▸ What to do
Collect all lines from the listing that include the string "chart".

▸ Provided material
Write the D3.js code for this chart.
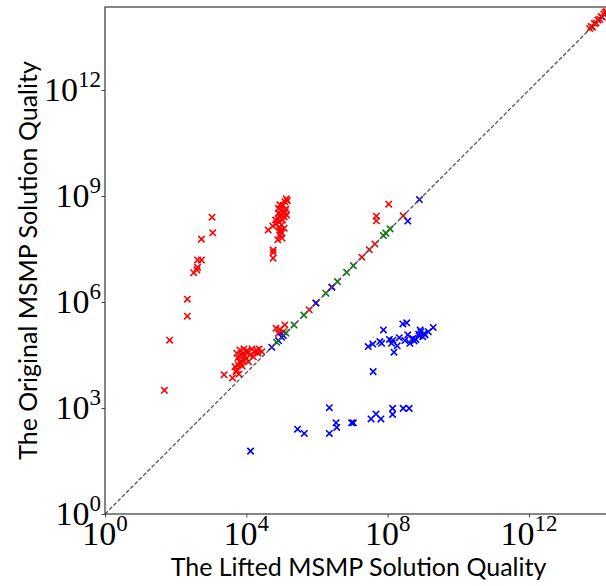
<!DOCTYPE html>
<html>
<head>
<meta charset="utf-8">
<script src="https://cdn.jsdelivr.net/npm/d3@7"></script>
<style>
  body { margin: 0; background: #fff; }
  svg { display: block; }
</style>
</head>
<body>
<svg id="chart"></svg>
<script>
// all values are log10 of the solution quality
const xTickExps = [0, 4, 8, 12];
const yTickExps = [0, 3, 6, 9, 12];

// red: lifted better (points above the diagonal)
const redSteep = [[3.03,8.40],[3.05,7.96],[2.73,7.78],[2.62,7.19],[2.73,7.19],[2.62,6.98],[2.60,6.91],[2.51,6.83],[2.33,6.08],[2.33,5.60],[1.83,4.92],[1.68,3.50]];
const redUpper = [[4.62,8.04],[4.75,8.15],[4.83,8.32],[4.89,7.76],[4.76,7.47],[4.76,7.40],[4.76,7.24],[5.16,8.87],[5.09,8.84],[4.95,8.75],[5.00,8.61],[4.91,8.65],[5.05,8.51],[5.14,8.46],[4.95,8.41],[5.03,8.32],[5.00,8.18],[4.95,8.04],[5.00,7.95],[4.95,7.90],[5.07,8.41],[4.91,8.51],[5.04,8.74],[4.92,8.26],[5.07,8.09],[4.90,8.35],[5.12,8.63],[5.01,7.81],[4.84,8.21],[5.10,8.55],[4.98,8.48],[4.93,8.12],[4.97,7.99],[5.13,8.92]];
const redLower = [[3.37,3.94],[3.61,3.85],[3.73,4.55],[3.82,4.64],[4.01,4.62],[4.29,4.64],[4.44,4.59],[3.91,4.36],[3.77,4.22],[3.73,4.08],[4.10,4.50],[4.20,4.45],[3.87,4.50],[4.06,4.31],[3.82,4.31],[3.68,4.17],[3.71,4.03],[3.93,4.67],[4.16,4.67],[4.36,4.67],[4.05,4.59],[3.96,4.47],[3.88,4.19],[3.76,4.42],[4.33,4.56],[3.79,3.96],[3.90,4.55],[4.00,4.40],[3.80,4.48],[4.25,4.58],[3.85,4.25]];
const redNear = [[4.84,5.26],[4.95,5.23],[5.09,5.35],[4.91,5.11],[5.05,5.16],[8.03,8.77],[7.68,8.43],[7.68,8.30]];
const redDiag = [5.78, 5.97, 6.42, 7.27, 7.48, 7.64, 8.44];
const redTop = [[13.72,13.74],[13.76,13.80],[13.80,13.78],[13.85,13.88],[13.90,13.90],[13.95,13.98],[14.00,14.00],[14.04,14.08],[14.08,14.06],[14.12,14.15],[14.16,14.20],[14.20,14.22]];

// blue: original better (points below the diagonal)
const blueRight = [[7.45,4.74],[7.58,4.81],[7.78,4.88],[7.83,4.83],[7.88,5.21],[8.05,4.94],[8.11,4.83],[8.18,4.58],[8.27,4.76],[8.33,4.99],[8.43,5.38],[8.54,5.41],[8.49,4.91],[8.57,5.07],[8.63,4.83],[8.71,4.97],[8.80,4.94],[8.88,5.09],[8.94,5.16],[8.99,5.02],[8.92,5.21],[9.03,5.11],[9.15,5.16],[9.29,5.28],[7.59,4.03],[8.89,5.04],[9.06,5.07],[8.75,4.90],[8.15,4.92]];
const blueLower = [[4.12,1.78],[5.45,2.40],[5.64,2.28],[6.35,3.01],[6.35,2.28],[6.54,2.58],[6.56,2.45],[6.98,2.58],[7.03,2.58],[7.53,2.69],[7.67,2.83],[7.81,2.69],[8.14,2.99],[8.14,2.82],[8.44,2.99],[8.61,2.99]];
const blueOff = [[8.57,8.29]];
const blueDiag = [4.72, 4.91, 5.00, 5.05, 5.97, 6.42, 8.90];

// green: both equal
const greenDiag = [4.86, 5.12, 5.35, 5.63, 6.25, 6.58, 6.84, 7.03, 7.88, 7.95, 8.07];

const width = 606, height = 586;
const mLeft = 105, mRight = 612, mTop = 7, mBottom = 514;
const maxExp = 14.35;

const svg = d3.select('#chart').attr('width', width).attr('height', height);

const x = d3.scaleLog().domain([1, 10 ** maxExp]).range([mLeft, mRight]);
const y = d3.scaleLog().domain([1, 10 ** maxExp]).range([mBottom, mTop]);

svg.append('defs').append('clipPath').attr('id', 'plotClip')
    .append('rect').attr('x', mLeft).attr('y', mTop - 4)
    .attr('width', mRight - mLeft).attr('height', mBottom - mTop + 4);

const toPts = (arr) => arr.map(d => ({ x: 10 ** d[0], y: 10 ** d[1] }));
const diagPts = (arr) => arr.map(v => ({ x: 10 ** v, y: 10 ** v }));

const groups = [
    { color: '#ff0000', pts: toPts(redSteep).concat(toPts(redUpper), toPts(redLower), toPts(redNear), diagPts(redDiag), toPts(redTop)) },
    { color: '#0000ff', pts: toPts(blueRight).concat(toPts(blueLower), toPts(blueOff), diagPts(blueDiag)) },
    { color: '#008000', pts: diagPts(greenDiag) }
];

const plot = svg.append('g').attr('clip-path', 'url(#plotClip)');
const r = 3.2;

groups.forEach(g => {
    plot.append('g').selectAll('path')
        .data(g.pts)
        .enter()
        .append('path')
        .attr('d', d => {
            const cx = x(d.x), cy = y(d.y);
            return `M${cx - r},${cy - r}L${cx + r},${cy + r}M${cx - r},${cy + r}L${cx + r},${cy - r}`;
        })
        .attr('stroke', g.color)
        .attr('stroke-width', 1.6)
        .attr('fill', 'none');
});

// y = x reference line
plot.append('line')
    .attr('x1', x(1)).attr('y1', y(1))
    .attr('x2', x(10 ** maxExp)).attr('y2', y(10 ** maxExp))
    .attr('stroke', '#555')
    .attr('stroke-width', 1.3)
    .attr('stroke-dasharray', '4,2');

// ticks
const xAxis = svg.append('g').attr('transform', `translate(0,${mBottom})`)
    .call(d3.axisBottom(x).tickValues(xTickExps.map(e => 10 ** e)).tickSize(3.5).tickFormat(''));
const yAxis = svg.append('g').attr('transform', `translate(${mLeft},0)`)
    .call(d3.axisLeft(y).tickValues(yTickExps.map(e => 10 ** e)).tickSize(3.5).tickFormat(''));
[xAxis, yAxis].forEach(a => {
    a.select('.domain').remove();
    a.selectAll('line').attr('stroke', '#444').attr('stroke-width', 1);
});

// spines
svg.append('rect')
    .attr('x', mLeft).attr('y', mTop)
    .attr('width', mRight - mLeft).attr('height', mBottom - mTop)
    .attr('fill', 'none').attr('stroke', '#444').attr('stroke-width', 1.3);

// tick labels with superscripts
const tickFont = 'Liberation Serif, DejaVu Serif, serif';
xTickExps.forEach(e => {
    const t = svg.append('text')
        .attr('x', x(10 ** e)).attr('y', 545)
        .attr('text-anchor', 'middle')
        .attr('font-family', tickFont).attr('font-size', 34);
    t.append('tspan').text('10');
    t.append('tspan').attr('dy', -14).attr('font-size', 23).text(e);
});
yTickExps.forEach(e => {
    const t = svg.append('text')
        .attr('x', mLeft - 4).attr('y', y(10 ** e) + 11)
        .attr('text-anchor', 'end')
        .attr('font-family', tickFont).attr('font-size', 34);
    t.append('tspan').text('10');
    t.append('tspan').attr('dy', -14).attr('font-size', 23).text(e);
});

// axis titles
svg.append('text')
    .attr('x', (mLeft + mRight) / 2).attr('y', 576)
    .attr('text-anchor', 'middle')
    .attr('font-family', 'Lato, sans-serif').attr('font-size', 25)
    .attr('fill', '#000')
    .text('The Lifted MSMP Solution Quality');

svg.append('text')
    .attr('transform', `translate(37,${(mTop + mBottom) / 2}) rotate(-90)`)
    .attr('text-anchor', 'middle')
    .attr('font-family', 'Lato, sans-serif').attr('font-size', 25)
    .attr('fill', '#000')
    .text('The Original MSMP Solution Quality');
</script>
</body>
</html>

▸ Correct response
Write the D3.js code for this chart.
<svg id="chart"></svg>
const svg = d3.select('#chart').attr('width', width).attr('height', height);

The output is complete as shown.